Chapter 4 takes us further into conceptual territory, talking about how the frame is the container that holds all visual images, but there is no equivalent “enclosure” for sounds. It is the image that “magnetizes” the sounds; we perceive the sound as coming from the character or other “source” depicted on the screen. When we are placing sounds in the stereo or surround-sound field, we must keep this phenomenon in mind. Chion: “Today’s multitrack mixes very often strike a compromise between psychological localization and real localization.”

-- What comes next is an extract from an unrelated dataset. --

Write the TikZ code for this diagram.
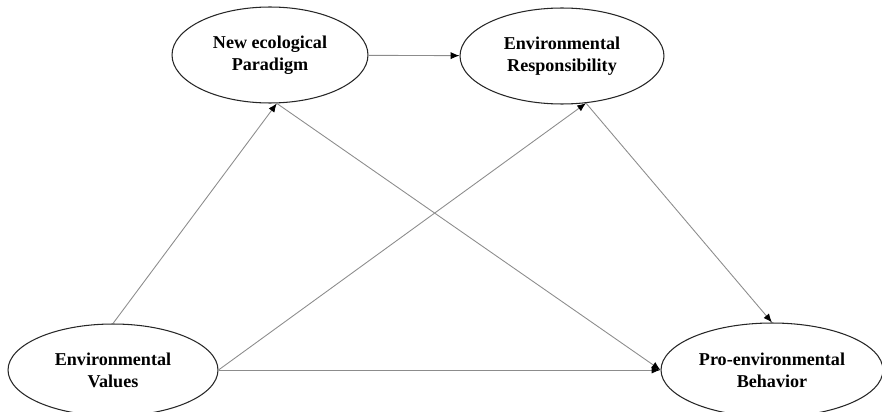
\documentclass[tikz,border=0pt]{standalone}
\usepackage{fontspec}
\setmainfont{Liberation Serif}
\usetikzlibrary{shapes.geometric,arrows.meta}
\begin{document}
\begin{tikzpicture}[x=0.02cm,y=-0.02cm,
        construct/.style={shape=ellipse,draw=black!85,line width=0.6pt,inner sep=0pt,
            align=center,font=\fontsize{10.3}{12.4}\selectfont\bfseries},
        link/.style={color=black!45,line width=0.5pt,-{Latex[color=black,fill=black,length=5pt,width=4pt]}}]
            \useasboundingbox (0,0) rectangle (882,412);
            \node[construct,minimum width=3.92cm,minimum height=1.92cm] (NEP) at (270,55) {New ecological\\Paradigm};
            \node[construct,minimum width=4.08cm,minimum height=1.92cm] (ER) at (562,56) {Environmental\\Responsibility};
            \node[construct,minimum width=4.2cm,minimum height=1.84cm] (EV) at (113,370) {Environmental\\Values};
            \node[construct,minimum width=4.44cm,minimum height=1.88cm] (PEB) at (772,370) {Pro-environmental\\Behavior};

            \path [link] (NEP) edge (ER);
            \path [link] (EV.north) edge (NEP.-82);
            \path [link] (EV.east) edge (ER.-63);
            \path [link] (NEP.-82) edge (PEB.west);
            \path [link] (ER.-63) edge (PEB.north);
            \path [link] (EV.east) edge (PEB.west);
        \end{tikzpicture}
\end{document}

Bringing back the concept of the “acousmatic” (sounds divorced from visual sources), it follows to ask what is the opposite of acousmatic sound? Chion rejects the word “direct” in favor of “visualized sound” and proposes the idea of looking at the main three categories of film sound (the “visualized zone” of “onscreen” or source-connected diegetic sound, and the “acousmatic zones” of “offscreen” or source-disconnected diegetic, and nondiegetic sound) as a circle. He further divides the onscreen and offscreen portions of the pie chart into “external” and “internal” sound, and the internal into “objective internal” (breathing, heartbeat, etc.) and “subjective internal” (interior monologues). More distinctions are provided, such as “pit music” (incidental music that is not part of the action of the film world, analogous to an accompaniment performed by a pit orchestra below the “stage”) and “screen music” (music with a source in the movie; for example, a musician plays an instrument, someone drops a needle on a vinyl record, etc.) The chapter draws to a close with Chion contemplating directionality in surround sound.

This is certainly not a simple book. It will take many more readings to tease out all the ideas Chion is playing with here, but it’s an intriguing ride.

Chion, M. (1990). Audio-vision: Sound on screen. (pp. vii-94). New York: Columbia University Press.